Amid the recall crisis it seems strange to report that Toyota posted a profit in the last quarter of 2009. Analysts, for their part, aren't impressed. Toyota's brand has been on a long slide, with investigations into a "fatal floor mat" wounding the brand even before the company suspended sales of eight popular models. Even the prized Prius is now under scrutiny, with Apple whiz Steve Wozniak alleging his Prius has frightening software problems. With all that, are auto-watchers supposed to cheer as the company raises profit predictions? Apparently not.
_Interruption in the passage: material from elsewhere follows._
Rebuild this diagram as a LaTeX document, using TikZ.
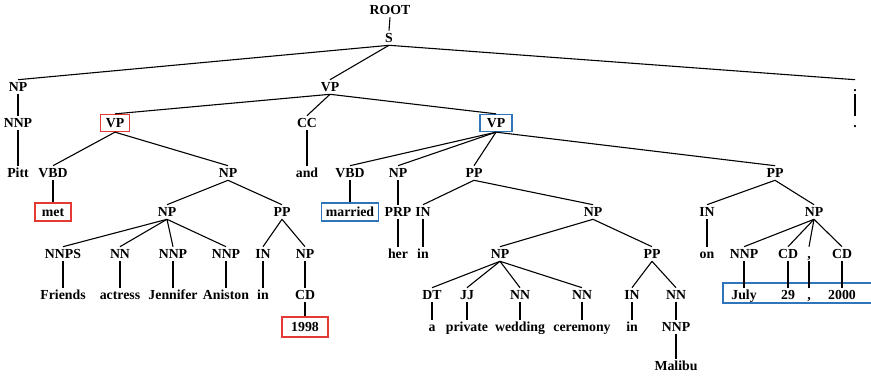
\documentclass[tikz,border=0pt]{standalone}
\usepackage{fontspec}
\setmainfont{Liberation Serif}
\definecolor{boxred}{RGB}{229,57,53}
\definecolor{boxblue}{RGB}{47,117,188}

\begin{document}
\begin{tikzpicture}[x=1pt, y=-1pt, line width=1.1pt,
    lbl/.style={font=\fontsize{13.8}{16}\selectfont\bfseries, inner sep=2pt, text height=9.5pt, text depth=0pt},
    redbox/.style={lbl, draw=boxred, line width=1.3pt, inner ysep=3.75pt},
    bluebox/.style={lbl, draw=boxblue, line width=1.3pt, inner ysep=3.75pt}]
	\useasboundingbox (0,0) rectangle (871,377);

	% tags and words, row by row
	\node[lbl] (root)  at (390,  10) {ROOT};
	\node[lbl] (s)     at (389,  38) {S};

	\node[lbl] (np1)   at (18 ,  87) {NP};
	\node[lbl] (vp1)   at (330,  87) {VP};
	\node[lbl] (pt1)   at (855,  87) {.};

	\node[lbl]     (nnp1) at (18 , 123) {NNP};
	\node[redbox, minimum width=29pt]  (vp2) at (115, 123) {VP};
	\node[lbl]     (cc)   at (307, 123) {CC};
	\node[bluebox, minimum width=32pt] (vp3) at (496, 123) {VP};
	\node[lbl]     (pt2)  at (855, 123) {.};

	\node[lbl] (pitt)  at (18 , 173) {Pitt};
	\node[lbl] (vbd1)  at (53 , 173) {VBD};
	\node[lbl] (np2)   at (228, 173) {NP};
	\node[lbl] (and)   at (307, 173) {and};
	\node[lbl] (vbd2)  at (350, 173) {VBD};
	\node[lbl] (np3)   at (398, 173) {NP};
	\node[lbl] (pp1)   at (474, 173) {PP};
	\node[lbl] (pp2)   at (775, 173) {PP};

	\node[redbox, minimum width=36pt, minimum height=18pt]  (met) at (53, 212) {met};
	\node[lbl] (np4)   at (167, 212) {NP};
	\node[lbl] (pp3)   at (282, 212) {PP};
	\node[bluebox, minimum width=57pt, minimum height=18pt] (married) at (350, 212) {married};
	\node[lbl] (prp)   at (398, 212) {PRP};
	\node[lbl] (in1)   at (423, 212) {IN};
	\node[lbl] (np5)   at (593, 212) {NP};
	\node[lbl] (in2)   at (707, 212) {IN};
	\node[lbl] (np6)   at (814, 212) {NP};

	\node[lbl] (nnps)  at (63 , 254) {NNPS};
	\node[lbl] (nn1)   at (120, 254) {NN};
	\node[lbl] (nnp2)  at (173, 254) {NNP};
	\node[lbl] (nnp3)  at (226, 254) {NNP};
	\node[lbl] (in3)   at (263, 254) {IN};
	\node[lbl] (np7)   at (305, 254) {NP};
	\node[lbl] (her)   at (398, 254) {her};
	\node[lbl] (win1)  at (423, 254) {in};
	\node[lbl] (np8)   at (500, 254) {NP};
	\node[lbl] (pp4)   at (652, 254) {PP};
	\node[lbl] (on)    at (707, 254) {on};
	\node[lbl] (nnp4)  at (744, 254) {NNP};
	\node[lbl] (cd1)   at (788, 254) {CD};
	\node[lbl] (cm1)   at (809, 254) {,};
	\node[lbl] (cd2)   at (842, 254) {CD};

	\node[lbl] (friends)  at (63 , 295) {Friends};
	\node[lbl] (actress)  at (120, 295) {actress};
	\node[lbl] (jennifer) at (173, 295) {Jennifer};
	\node[lbl] (aniston)  at (226, 295) {Aniston};
	\node[lbl] (win2)     at (263, 295) {in};
	\node[lbl] (cd3)      at (305, 295) {CD};
	\node[lbl] (dt)       at (432, 295) {DT};
	\node[lbl] (jj)       at (467, 295) {JJ};
	\node[lbl] (nn2)      at (520, 295) {NN};
	\node[lbl] (nn3)      at (582, 295) {NN};
	\node[lbl] (in4)      at (632, 295) {IN};
	\node[lbl] (nn4)      at (676, 295) {NN};
	\node[lbl] (july)     at (744, 295) {July};
	\node[lbl] (d29)      at (788, 295) {29};
	\node[lbl] (cm2)      at (809, 295) {,};
	\node[lbl] (d2000)    at (842, 295) {2000};

	\node[redbox, minimum width=46pt, minimum height=20pt] (d1998) at (305, 327) {1998};
	\node[lbl] (a)        at (432, 327) {a};
	\node[lbl] (private)  at (467, 327) {private};
	\node[lbl] (wedding)  at (520, 327) {wedding};
	\node[lbl] (ceremony) at (582, 327) {ceremony};
	\node[lbl] (win3)     at (632, 327) {in};
	\node[lbl] (nnp5)     at (676, 327) {NNP};

	\node[lbl] (malibu)   at (676, 366) {Malibu};

	% box round the date
	\draw[boxblue, line width=1.3pt] (723,283) rectangle (874,303);

	\def\branches {root/s, s/np1, s/vp1, s/pt1, np1/nnp1, nnp1/pitt, pt1/pt2,
		vp1/vp2, vp1/cc, vp1/vp3, cc/and, vp2/vbd1, vp2/np2, vbd1/met,
		np2/np4, np2/pp3, np4/nnps, np4/nn1, np4/nnp2, np4/nnp3,
		nnps/friends, nn1/actress, nnp2/jennifer, nnp3/aniston,
		pp3/in3, pp3/np7, in3/win2, np7/cd3, cd3/d1998}  % left half
	\foreach \u/\v in \branches
	{	\draw (\u.south) -- (\v.north);
	}
	\def\rightbranches {vp3/vbd2, vp3/np3, vp3/pp1, vp3/pp2, vbd2/married,
		np3/prp, prp/her, pp1/in1, pp1/np5, in1/win1, np5/np8, np5/pp4,
		np8/dt, np8/jj, np8/nn2, np8/nn3, dt/a, jj/private, nn2/wedding, nn3/ceremony,
		pp4/in4, pp4/nn4, in4/win3, nn4/nnp5, nnp5/malibu,
		pp2/in2, pp2/np6, in2/on, np6/nnp4, np6/cd1, np6/cm1, np6/cd2,
		nnp4/july, cd1/d29, cm1/cm2, cd2/d2000}  % right half
	\foreach \u/\v in \rightbranches
	{	\draw (\u.south) -- (\v.north);
	}
\end{tikzpicture}
\end{document}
- Drop in the Bucket Toyota may have reported a profit today, writes Daily Finance's David Schepp, but it will "likely spend the day and weeks to come explaining how it intends to repair the antilock braking system on thousands of newly redesigned Prius models that came on the market in May."
- Don't Get Too Excited Officials also "raised [their] outlook for the current year," notes 24/7 Wall St.'s Douglas McIntyre, but "if sales are drastically affected by safety concerns, that forecast is almost certainly too optimistic."
- Massive Problems at Toyota At BusinessWeek, David Welch says winning back customers "will be tough." The recalls affected some of the brand's most popular models, and "while vehicle recalls are fairly common, those of this magnitude and seriousness tend to stick in consumers' minds." But worse is that "Toyota's handling of the biggest crisis in its history has at times seemed inept and plodding."
- Competitors Taking Advantage Taking shots from comedians--as they are beginning to do--"certainly won't make lives easy at Toyota," writes Paul Eisenstein for The Daily Beast, "but the real question is whether the Big Three, who have had plenty of problems of their own, can take advantage of the situation." Recent indicators are that they can, GM highlighting elements of its "dependability study" while, to Eisenstein, Ford's commercials look like they're beginning to shift towards "product attributes."
- Time for a Change, declares the Atlantic's Megan McArdle. "The US is a huge market, and they just did brutal damage to their brand on one of their two or three biggest selling points." To give customers the assurance that it will never happen again, McArdle suggests a "management shakeup," possibly giving engineers more control of the company.